### Records shown

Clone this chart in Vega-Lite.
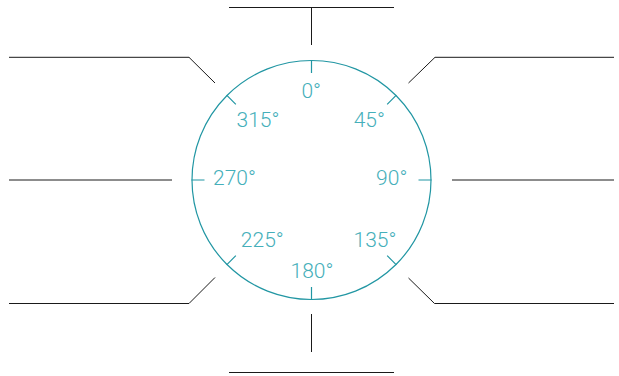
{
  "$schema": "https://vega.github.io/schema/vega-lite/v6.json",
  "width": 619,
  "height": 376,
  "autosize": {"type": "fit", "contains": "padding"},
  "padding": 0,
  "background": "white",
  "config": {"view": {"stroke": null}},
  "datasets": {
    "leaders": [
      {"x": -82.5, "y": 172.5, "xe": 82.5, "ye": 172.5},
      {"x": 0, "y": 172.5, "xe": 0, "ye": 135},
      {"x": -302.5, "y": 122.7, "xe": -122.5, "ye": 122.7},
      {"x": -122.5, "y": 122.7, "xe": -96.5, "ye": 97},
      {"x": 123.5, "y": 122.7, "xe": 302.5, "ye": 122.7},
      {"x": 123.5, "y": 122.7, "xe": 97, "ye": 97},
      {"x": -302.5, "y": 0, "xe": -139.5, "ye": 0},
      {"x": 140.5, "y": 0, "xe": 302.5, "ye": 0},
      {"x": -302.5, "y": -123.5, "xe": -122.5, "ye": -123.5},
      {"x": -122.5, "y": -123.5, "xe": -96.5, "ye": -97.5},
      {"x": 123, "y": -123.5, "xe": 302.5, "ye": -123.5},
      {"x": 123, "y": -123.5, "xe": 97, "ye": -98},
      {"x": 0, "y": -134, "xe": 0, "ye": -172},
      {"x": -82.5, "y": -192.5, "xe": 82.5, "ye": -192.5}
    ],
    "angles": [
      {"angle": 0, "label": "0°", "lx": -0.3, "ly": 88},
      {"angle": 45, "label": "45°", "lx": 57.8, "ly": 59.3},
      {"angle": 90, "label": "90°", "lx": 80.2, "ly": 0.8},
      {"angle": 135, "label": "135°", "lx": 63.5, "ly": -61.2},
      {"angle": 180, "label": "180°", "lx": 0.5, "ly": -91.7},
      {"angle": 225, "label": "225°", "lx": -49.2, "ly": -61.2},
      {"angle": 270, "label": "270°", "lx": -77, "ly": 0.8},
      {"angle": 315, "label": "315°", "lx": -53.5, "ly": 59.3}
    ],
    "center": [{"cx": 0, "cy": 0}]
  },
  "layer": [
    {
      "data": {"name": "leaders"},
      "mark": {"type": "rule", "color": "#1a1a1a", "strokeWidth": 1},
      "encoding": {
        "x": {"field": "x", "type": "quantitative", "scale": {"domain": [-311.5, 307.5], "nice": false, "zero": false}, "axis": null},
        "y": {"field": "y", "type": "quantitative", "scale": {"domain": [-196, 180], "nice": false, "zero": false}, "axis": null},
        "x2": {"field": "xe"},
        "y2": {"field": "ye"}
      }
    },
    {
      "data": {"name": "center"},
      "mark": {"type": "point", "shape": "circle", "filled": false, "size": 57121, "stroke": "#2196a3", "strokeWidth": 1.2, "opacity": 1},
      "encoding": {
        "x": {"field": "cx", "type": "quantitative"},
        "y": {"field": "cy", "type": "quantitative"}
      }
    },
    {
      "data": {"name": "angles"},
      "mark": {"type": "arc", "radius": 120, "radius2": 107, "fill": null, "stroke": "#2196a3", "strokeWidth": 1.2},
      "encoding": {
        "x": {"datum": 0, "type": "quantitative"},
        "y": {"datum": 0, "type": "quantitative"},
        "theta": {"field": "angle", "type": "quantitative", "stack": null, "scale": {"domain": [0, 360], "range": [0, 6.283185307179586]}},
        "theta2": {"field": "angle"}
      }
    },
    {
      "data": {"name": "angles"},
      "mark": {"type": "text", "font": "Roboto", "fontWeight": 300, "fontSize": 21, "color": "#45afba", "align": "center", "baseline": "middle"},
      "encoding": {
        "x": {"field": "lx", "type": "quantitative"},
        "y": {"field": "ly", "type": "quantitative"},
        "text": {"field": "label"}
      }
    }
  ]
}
...
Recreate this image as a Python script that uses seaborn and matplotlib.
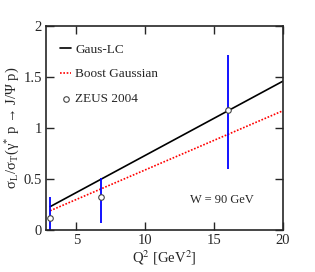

### Requirement
Look above for every line with the word "this" and copy it.

### Expected answer
Clone this chart in Vega-Lite.
Recreate this image as a Python script that uses seaborn and matplotlib.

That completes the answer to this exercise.